begin Dataset extract

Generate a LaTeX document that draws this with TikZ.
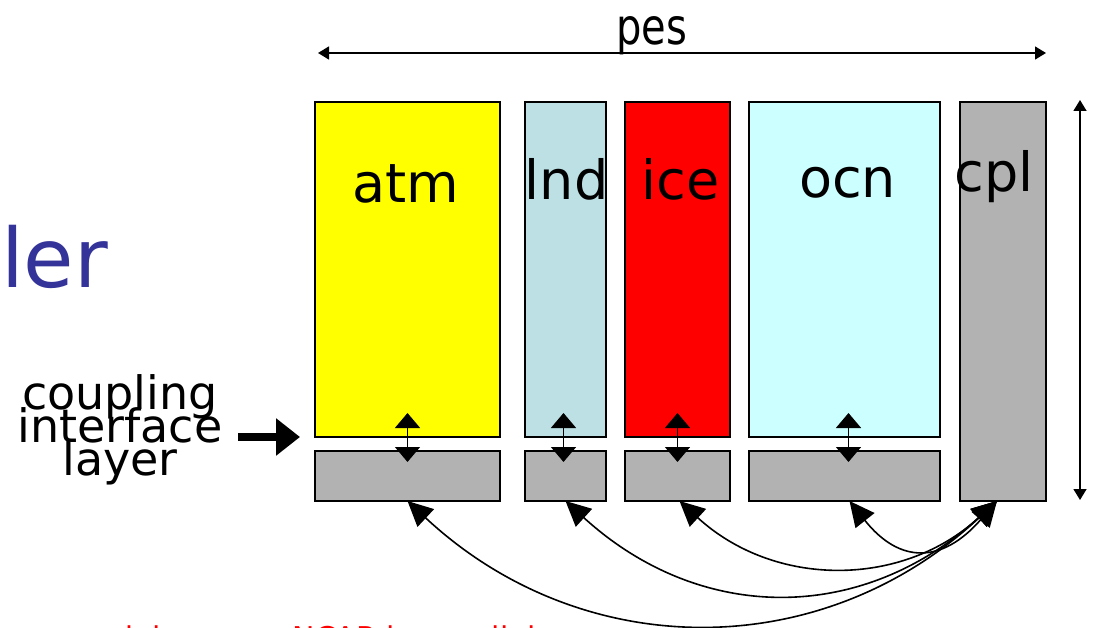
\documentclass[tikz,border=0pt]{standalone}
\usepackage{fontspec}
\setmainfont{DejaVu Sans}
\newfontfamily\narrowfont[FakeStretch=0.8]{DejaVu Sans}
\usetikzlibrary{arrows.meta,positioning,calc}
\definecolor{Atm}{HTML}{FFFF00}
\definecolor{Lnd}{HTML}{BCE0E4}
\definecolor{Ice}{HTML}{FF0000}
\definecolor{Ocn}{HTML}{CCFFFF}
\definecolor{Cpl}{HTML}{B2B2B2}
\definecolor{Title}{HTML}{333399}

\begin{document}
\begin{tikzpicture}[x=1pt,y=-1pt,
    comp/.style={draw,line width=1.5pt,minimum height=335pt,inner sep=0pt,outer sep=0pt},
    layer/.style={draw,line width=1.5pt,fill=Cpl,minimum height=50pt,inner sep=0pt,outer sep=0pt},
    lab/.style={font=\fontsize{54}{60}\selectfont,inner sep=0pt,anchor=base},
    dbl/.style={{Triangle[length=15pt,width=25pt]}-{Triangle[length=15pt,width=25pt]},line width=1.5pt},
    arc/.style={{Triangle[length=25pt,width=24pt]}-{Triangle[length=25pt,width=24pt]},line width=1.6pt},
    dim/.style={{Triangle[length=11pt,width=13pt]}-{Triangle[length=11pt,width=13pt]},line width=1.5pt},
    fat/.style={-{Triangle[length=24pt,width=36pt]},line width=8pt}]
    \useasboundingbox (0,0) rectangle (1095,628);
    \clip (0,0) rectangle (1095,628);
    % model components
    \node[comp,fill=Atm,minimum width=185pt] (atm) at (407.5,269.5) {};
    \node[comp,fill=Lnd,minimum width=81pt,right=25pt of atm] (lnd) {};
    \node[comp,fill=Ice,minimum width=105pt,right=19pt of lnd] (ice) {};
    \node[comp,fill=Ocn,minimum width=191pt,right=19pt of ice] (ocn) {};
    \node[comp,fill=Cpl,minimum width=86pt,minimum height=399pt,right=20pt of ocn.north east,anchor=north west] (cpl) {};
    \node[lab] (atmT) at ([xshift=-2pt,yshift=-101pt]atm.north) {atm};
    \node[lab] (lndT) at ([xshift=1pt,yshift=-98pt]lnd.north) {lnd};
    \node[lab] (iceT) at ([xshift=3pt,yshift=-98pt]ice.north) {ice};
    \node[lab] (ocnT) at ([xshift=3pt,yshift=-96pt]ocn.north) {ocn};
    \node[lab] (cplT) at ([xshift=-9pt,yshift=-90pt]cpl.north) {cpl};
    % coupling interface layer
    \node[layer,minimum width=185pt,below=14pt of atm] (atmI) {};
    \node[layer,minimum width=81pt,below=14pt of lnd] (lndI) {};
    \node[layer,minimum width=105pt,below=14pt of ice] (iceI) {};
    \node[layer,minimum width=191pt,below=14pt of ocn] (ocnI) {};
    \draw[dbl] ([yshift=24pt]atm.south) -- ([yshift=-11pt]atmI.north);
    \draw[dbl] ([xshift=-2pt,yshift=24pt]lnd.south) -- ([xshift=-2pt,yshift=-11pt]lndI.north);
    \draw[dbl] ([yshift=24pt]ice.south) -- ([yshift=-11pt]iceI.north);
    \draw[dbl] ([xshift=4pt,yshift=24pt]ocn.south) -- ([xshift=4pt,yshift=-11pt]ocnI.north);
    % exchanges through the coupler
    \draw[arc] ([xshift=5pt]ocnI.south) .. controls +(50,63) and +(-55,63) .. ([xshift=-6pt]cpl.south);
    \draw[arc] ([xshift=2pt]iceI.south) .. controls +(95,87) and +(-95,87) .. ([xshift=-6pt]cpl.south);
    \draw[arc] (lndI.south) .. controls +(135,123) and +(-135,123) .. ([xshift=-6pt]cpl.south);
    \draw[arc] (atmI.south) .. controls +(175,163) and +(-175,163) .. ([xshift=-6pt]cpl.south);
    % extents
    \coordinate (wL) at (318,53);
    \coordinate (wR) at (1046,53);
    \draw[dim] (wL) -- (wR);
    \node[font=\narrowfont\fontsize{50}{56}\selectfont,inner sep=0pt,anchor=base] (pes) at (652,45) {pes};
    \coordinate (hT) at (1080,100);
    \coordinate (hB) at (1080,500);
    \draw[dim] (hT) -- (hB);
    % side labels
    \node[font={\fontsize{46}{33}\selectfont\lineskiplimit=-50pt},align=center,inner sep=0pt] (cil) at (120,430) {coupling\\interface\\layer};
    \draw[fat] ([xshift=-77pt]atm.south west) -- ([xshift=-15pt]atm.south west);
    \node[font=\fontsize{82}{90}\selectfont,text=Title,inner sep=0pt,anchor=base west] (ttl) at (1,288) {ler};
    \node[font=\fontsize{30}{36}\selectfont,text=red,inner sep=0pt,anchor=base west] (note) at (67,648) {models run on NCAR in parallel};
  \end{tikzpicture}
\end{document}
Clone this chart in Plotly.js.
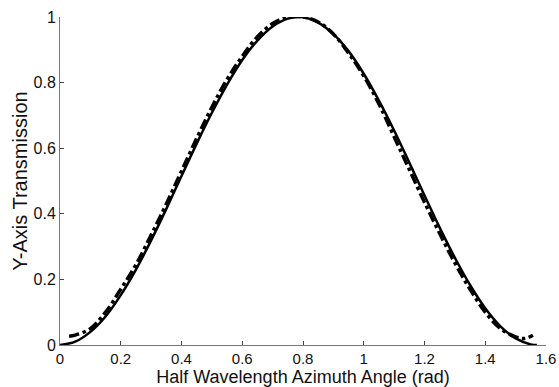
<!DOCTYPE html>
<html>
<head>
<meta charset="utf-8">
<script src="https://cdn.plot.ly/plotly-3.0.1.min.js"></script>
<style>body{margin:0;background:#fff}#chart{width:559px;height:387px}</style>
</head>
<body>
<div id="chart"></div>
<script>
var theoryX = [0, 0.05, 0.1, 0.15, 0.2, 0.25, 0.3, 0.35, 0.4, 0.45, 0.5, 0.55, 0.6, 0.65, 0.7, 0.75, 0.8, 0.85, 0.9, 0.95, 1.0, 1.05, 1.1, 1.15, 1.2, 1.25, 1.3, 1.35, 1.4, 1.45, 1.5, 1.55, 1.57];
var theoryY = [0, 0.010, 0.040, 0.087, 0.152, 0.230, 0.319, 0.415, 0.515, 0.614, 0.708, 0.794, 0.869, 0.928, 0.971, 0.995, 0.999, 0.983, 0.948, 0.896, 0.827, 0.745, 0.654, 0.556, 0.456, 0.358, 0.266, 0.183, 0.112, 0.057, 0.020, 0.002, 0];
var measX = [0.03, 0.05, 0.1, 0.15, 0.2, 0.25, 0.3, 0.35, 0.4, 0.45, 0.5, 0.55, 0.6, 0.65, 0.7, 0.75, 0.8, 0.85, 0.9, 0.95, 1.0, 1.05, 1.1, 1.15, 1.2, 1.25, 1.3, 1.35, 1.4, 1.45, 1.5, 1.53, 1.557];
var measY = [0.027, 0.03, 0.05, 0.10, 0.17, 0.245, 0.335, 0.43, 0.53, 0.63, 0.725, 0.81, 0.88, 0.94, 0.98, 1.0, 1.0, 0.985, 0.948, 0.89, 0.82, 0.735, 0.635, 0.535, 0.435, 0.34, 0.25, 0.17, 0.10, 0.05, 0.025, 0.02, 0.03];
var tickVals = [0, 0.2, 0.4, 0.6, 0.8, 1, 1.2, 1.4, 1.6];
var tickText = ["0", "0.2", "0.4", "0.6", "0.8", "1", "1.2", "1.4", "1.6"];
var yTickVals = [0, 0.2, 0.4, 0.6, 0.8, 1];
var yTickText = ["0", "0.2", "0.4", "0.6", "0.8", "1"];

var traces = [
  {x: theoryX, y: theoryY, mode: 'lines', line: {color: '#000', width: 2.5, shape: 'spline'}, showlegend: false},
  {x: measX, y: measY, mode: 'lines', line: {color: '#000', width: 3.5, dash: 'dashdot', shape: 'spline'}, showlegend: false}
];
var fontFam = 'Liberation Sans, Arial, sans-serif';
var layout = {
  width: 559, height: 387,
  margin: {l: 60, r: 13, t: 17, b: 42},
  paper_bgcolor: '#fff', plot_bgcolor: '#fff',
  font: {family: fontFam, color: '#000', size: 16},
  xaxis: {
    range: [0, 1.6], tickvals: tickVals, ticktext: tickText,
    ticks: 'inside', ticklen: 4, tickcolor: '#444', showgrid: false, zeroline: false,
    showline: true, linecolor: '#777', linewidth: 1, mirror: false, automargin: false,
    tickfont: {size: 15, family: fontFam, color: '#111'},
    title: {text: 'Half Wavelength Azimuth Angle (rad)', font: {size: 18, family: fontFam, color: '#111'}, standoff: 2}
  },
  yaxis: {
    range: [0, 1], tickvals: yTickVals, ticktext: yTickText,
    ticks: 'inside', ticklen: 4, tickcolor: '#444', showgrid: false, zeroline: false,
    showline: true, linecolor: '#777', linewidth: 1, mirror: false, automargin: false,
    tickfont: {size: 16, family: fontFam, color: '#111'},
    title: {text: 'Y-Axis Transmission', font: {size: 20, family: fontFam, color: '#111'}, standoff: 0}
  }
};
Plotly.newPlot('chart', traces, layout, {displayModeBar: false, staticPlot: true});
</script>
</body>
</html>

end Dataset extract

* _The request_:
Only lines with "chart" are wanted here; list each of them.

* _Exercise output_:
Clone this chart in Plotly.js.
<style>body{margin:0;background:#fff}#chart{width:559px;height:387px}</style>
<div id="chart"></div>
Plotly.newPlot('chart', traces, layout, {displayModeBar: false, staticPlot: true});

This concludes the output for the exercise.